• [SUPPLIED INFORMATION]:

==========

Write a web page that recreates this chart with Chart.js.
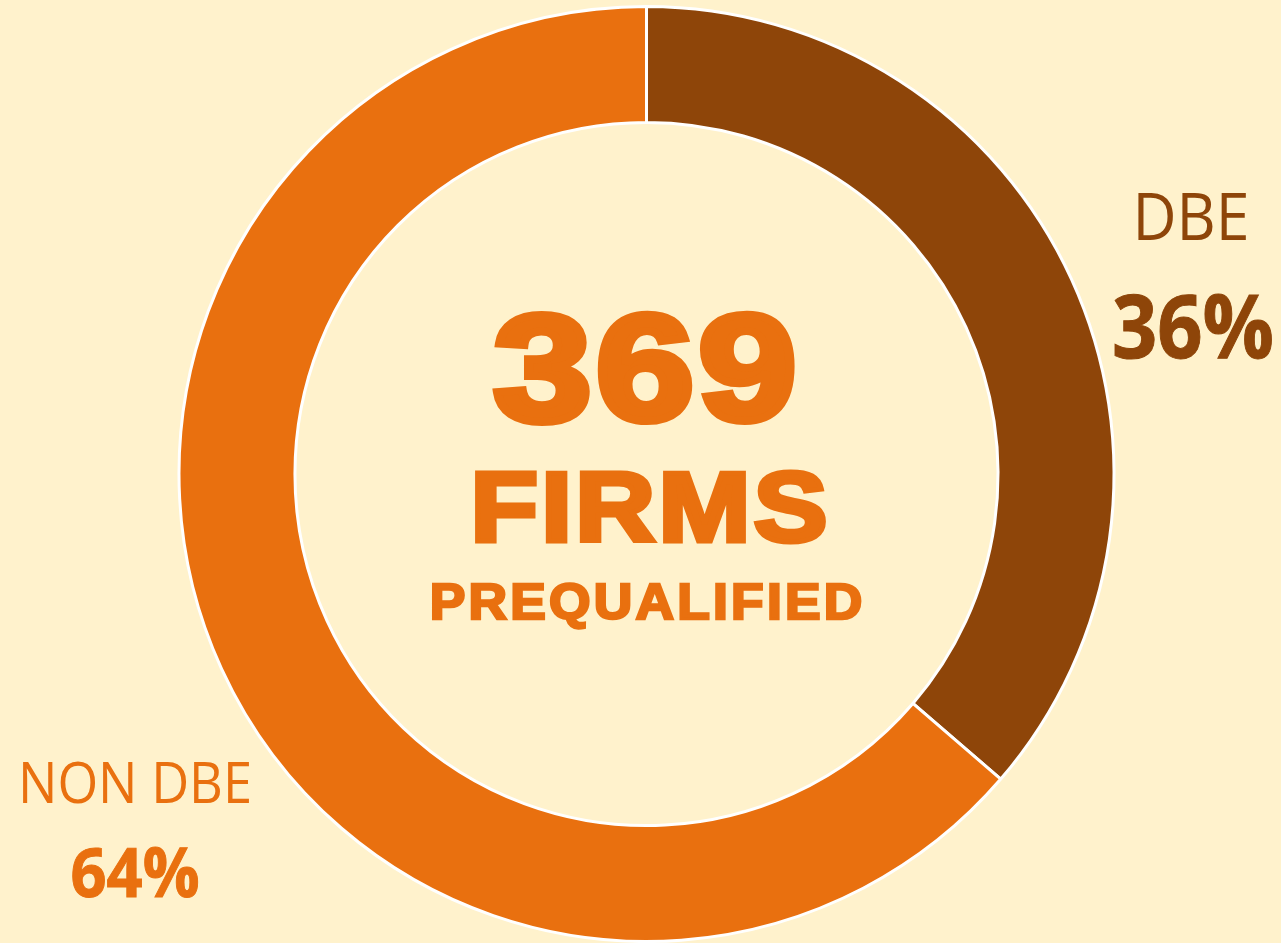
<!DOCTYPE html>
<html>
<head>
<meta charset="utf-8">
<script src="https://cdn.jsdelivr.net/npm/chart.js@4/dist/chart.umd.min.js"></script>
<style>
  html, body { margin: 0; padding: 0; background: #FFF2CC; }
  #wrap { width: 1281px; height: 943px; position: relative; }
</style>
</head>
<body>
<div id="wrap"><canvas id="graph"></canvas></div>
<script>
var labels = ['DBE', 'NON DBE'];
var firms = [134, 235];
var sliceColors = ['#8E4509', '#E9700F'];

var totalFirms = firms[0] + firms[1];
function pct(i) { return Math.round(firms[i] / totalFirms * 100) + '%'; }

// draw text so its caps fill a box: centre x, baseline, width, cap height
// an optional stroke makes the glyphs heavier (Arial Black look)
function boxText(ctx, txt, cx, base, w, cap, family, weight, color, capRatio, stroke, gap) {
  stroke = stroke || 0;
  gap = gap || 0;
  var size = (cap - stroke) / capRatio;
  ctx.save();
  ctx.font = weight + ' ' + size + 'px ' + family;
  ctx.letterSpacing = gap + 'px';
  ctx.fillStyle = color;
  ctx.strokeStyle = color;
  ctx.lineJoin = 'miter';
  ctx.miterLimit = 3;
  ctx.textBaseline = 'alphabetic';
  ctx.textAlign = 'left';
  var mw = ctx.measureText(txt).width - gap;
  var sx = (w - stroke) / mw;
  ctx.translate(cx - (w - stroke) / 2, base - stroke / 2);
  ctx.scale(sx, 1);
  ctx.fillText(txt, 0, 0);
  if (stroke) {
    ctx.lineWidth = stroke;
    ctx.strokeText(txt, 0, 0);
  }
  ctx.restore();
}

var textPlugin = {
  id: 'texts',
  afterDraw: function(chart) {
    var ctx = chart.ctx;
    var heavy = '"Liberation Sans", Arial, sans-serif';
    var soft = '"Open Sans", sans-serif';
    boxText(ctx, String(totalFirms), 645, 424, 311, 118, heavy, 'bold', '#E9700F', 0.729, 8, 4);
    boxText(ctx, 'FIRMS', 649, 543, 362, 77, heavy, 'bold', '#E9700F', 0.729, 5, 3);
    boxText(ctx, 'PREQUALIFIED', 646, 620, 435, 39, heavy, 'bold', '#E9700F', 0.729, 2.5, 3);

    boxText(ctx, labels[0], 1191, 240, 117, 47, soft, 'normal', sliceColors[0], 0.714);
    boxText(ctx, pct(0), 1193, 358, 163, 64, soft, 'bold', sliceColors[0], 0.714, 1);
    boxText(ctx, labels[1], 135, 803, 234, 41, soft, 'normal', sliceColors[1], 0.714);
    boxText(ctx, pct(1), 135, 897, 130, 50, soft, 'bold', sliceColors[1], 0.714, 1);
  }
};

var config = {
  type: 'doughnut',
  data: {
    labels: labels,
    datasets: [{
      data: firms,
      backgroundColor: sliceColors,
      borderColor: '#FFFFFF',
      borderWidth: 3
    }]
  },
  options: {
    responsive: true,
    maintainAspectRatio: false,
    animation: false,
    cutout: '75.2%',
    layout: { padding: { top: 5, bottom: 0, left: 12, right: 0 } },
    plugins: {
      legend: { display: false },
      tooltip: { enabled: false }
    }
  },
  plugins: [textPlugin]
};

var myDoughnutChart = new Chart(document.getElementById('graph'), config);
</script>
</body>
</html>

==========

• [YOUR TASK]: Extract the lines exactly, please: the first line of the listing, the line with "return Math.round(firms[i] /", and every line between them, but no pictures.

• [ANSWER TO THE PROBLEM]:
Write a web page that recreates this chart with Chart.js.
<!DOCTYPE html>
<html>
<head>
<meta charset="utf-8">
<script src="https://cdn.jsdelivr.net/npm/chart.js@4/dist/chart.umd.min.js"></script>
<style>
  html, body { margin: 0; padding: 0; background: #FFF2CC; }
  #wrap { width: 1281px; height: 943px; position: relative; }
</style>
</head>
<body>
<div id="wrap"><canvas id="graph"></canvas></div>
<script>
var labels = ['DBE', 'NON DBE'];
var firms = [134, 235];
var sliceColors = ['#8E4509', '#E9700F'];

var totalFirms = firms[0] + firms[1];
function pct(i) { return Math.round(firms[i] / totalFirms * 100) + '%'; }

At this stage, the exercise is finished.